Since 1993 Brice has had over 20 solo exhibitions in South Africa and around Europe, and almost 100 group exhibitions around the world.

After graduating, Brice's first show featured images drawn from Thailand's sex industry signage, which was taken up by the Frank Hanel Gallery in Germany and shown across Europe. Subsequent early mixed media exhibitions featured themes such as racial tension, violence and crime in South Africa.

In 2016 Duro Olowu included Brice in Making and Unmaking exhibition at the Camden Arts Centre in London. The following year Salon 94 gallery in New York exhibited Boundary Girl, an exhibition of large canvasses and small gouaches, the smaller works having been displayed earlier that year in London.

Brice had two solo exhibitions at Stephen Friedman Gallery, London. In 2017 her first exhibition was dedicated to paintings on paper. In 2019 Brice presented a solo exhibition of new paintings and works on paper following her highly acclaimed solo exhibition at Tate Britain in 2018. The exhibition was accompanied by a booklet and commissioned essay by Laura Smith, Curator at Whitechapel Gallery, London.
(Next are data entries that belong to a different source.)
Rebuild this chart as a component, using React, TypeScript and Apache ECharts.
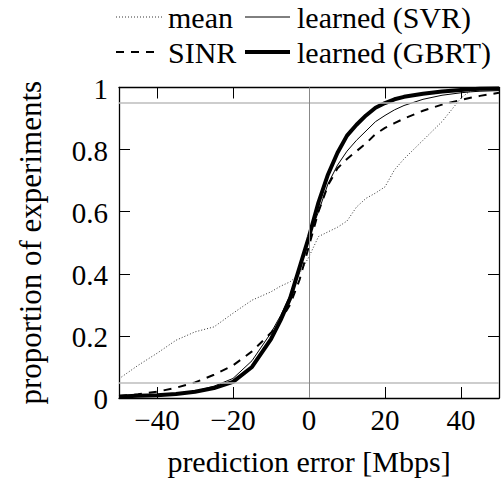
import React, { useEffect, useRef } from "react";
import * as echarts from "echarts";

const errors = [-50, -45, -40, -35, -30, -25, -20, -15, -10, -7.5, -5, -2.5, 0, 2.5, 5, 7.5, 10, 12.5, 15, 17.5, 20, 22.5, 25, 30, 35, 40, 42.5, 45, 50];
const meanCdf = [0.062, 0.105, 0.144, 0.186, 0.213, 0.229, 0.273, 0.315, 0.342, 0.36, 0.374, 0.4, 0.455, 0.52, 0.535, 0.55, 0.57, 0.615, 0.643, 0.66, 0.68, 0.735, 0.77, 0.83, 0.89, 0.966, 0.99, 0.993, 0.995];
const sinrCdf = [0.006, 0.012, 0.02, 0.033, 0.05, 0.075, 0.105, 0.15, 0.21, 0.25, 0.3, 0.38, 0.49, 0.6, 0.685, 0.74, 0.77, 0.795, 0.82, 0.85, 0.87, 0.885, 0.9, 0.925, 0.945, 0.96, 0.967, 0.973, 0.983];
const svrCdf = [0.003, 0.005, 0.008, 0.013, 0.022, 0.038, 0.063, 0.12, 0.21, 0.265, 0.33, 0.42, 0.52, 0.6, 0.69, 0.75, 0.795, 0.83, 0.86, 0.89, 0.91, 0.928, 0.942, 0.962, 0.975, 0.983, 0.986, 0.988, 0.99];
const gbrtCdf = [0.005, 0.007, 0.009, 0.013, 0.02, 0.032, 0.052, 0.1, 0.19, 0.25, 0.32, 0.42, 0.52, 0.63, 0.72, 0.79, 0.845, 0.88, 0.91, 0.935, 0.95, 0.962, 0.97, 0.98, 0.987, 0.992, 0.994, 0.996, 0.997];

const seriesNames = ["mean", "learned (SVR)", "SINR", "learned (GBRT)"];
const xTicks = [-40, -20, 0, 20, 40];
const yTicks = [0, 0.2, 0.4, 0.6, 0.8, 1];
const refLevels = [0.05, 0.95];
const refX = [0];
const xTitle = "prediction error [Mbps]";
const yTitle = "proportion of experiments";

const FONT = "Liberation Serif";

const pairs = (ys: number[]) => errors.map((x, i) => [x, ys[i]]);

const styles: Record<string, { width: number; dash?: number[] }> = {
  mean: { width: 0.8, dash: [1, 2] },
  "learned (SVR)": { width: 1 },
  SINR: { width: 2, dash: [8, 7] },
  "learned (GBRT)": { width: 4 },
};

export default function App() {
  const ref = useRef<HTMLDivElement>(null);
  useEffect(() => {
    if (!ref.current) return;
    document.body.style.margin = "0";
    const chart = echarts.init(ref.current, undefined, { renderer: "svg" });
    const axisLineStyle = { color: "#000", width: 1.3 };
    const tick = { show: true, inside: true, length: 11, lineStyle: { color: "#000", width: 1 } };
    const dataSets = [meanCdf, svrCdf, sinrCdf, gbrtCdf];
    chart.setOption({
      animation: false,
      grid: { left: 119, right: 3, top: 87.5, bottom: 82, containLabel: false },
      xAxis: [
        {
          type: "value", min: -50, max: 50,
          axisLine: { show: true, onZero: false, lineStyle: axisLineStyle },
          axisTick: { ...tick, customValues: xTicks },
          axisLabel: { show: false },
          splitLine: { show: false },
        },
        {
          type: "value", position: "top", min: -50, max: 50,
          axisLine: { show: true, onZero: false, lineStyle: axisLineStyle },
          axisTick: { ...tick, customValues: xTicks },
          axisLabel: { show: false },
          splitLine: { show: false },
        },
      ],
      yAxis: [
        {
          type: "value", min: 0, max: 1, interval: 0.2,
          axisLine: { show: true, onZero: false, lineStyle: axisLineStyle },
          axisTick: tick,
          axisLabel: { show: false },
          splitLine: { show: false },
        },
        {
          type: "value", position: "right", min: 0, max: 1, interval: 0.2,
          axisLine: { show: true, onZero: false, lineStyle: axisLineStyle },
          axisTick: tick,
          axisLabel: { show: false },
          splitLine: { show: false },
        },
      ],
      series: seriesNames.map((name, i) => ({
        name,
        type: "line",
        symbol: "none",
        data: pairs(dataSets[i]),
        lineStyle: { color: "#000", width: styles[name].width, type: styles[name].dash || "solid" },
        itemStyle: { color: "#000" },
        ...(i === 0
          ? {
              markLine: {
                silent: true,
                symbol: "none",
                label: { show: false },
                data: [
                  ...refLevels.map((v) => ({ yAxis: v, lineStyle: { color: "#bdbdbd", width: 1.6, type: "solid" } })),
                  ...refX.map((v) => ({ xAxis: v, lineStyle: { color: "#888", width: 1, type: "solid" } })),
                ],
              },
            }
          : {}),
      })),
    });

    const px = (v: number) => chart.convertToPixel({ xAxisIndex: 0 }, v) as number;
    const py = (v: number) => chart.convertToPixel({ yAxisIndex: 0 }, v) as number;
    const x0 = px(-50);
    const x1 = px(50);
    const y0 = py(0);
    const y1 = py(1);
    const txt = (text: string, x: number, y: number, size: number, align: string, extra: any = {}) => ({
      type: "text",
      x,
      y,
      silent: true,
      ...extra,
      style: { text, fontFamily: FONT, fontSize: size, fill: "#000", align, verticalAlign: "middle" },
    });

    const graphics: any[] = [];
    xTicks.forEach((v) => graphics.push(txt(String(v).replace("-", "\u2212"), px(v), y0 + 22, 29, "center")));
    yTicks.forEach((v) => graphics.push(txt(String(v), x0 - 11, py(v) + 1, 29, "right")));
    graphics.push(txt(xTitle, (x0 + x1) / 2, y0 + 63, 30, "center"));
    graphics.push(txt(yTitle, 30, (y0 + y1) / 2, 31, "center", { rotation: Math.PI / 2 }));

    const legendCols = [116, 245];
    const legendRows = [17, 52];
    const iconW = [46, 45];
    seriesNames.forEach((name, k) => {
      const col = k % 2;
      const row = Math.floor(k / 2);
      const lx = legendCols[col];
      const ly = legendRows[row];
      const st = styles[name];
      const w = name === "SINR" ? 39 : iconW[col];
      graphics.push({
        type: "line",
        silent: true,
        shape: { x1: lx, y1: ly, x2: lx + w, y2: ly },
        style: { stroke: "#000", lineWidth: st.width, lineDash: st.dash || null },
      });
      graphics.push(txt(name, lx + 52, ly, 30, "left"));
    });

    chart.setOption({ graphic: graphics });
    return () => chart.dispose();
  }, []);
  return <div ref={ref} style={{ width: 502, height: 480 }} />;
}
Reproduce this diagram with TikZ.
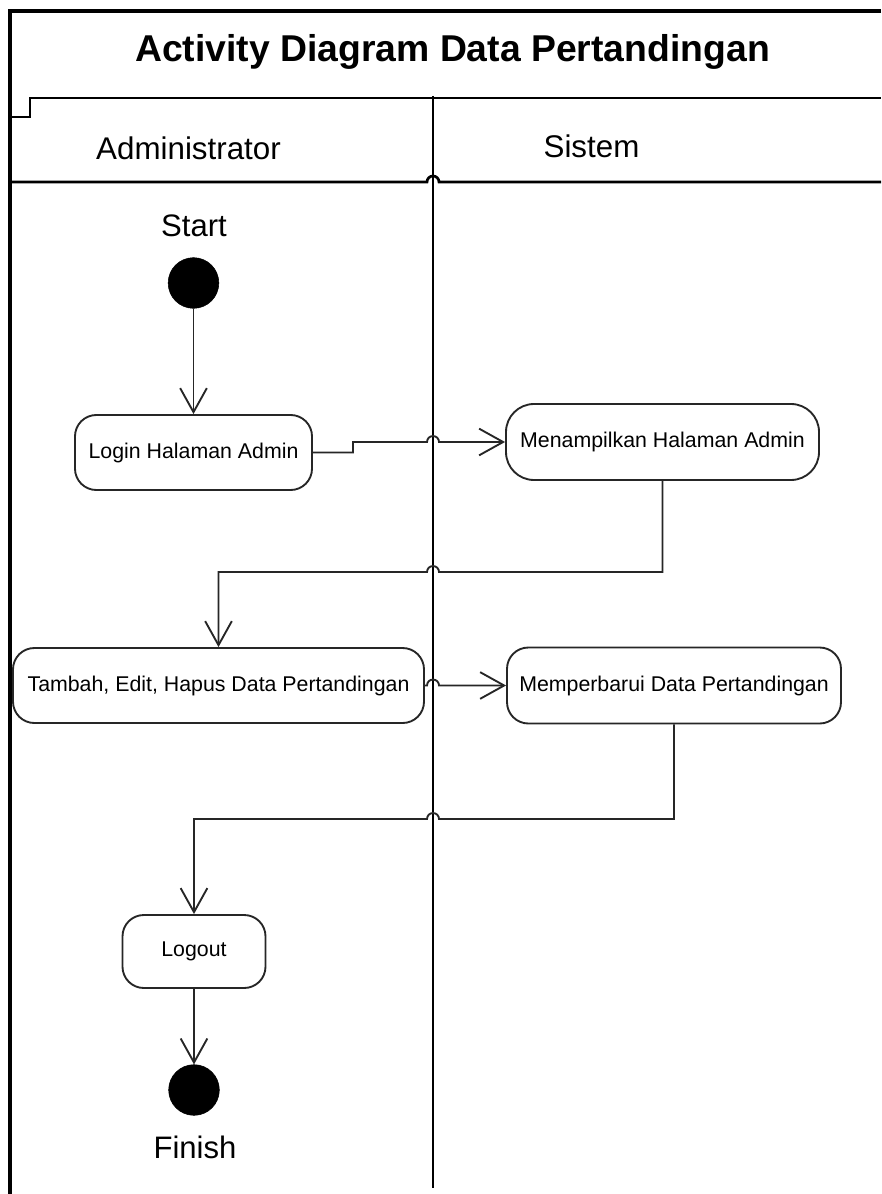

In 2018 Brice exhibited at Tate Britain as part of Art Now, exhibitions for new and emerging artists. The work featured "recast female subjects from art historical paintings, photographs and the media into new environments, imbuing them with a newfound sense of self possession." Many of the paintings show the women rendered in a rich blue paint which echoes Brice's Trinidadian experiences of carnival, in which revellers known as 'blue devils' paint themselves blue for anonymity.
Art Now included two new paintings not previously exhibited, one based on John Everett Millais's Ophelia (Millais) with Ophelia standing upright holding a cigarette, the other based on Parting at Morning by William Rothenstein with the emaciated model repainted, filled out, also smoking a cigarette. The exhibition was well received by the British press who praised Brice for "an important reclamation of the female body". Brice's work was included in the 2022 exhibition Women Painting Women at the Modern Art Museum of Fort Worth.

Her work is held in collections around the world, including the Smithsonian National Museum of African Art, Johannesburg Art Gallery, The Whitworth, the High Commission of South Africa, London and the private collection of Sindika Dokolo.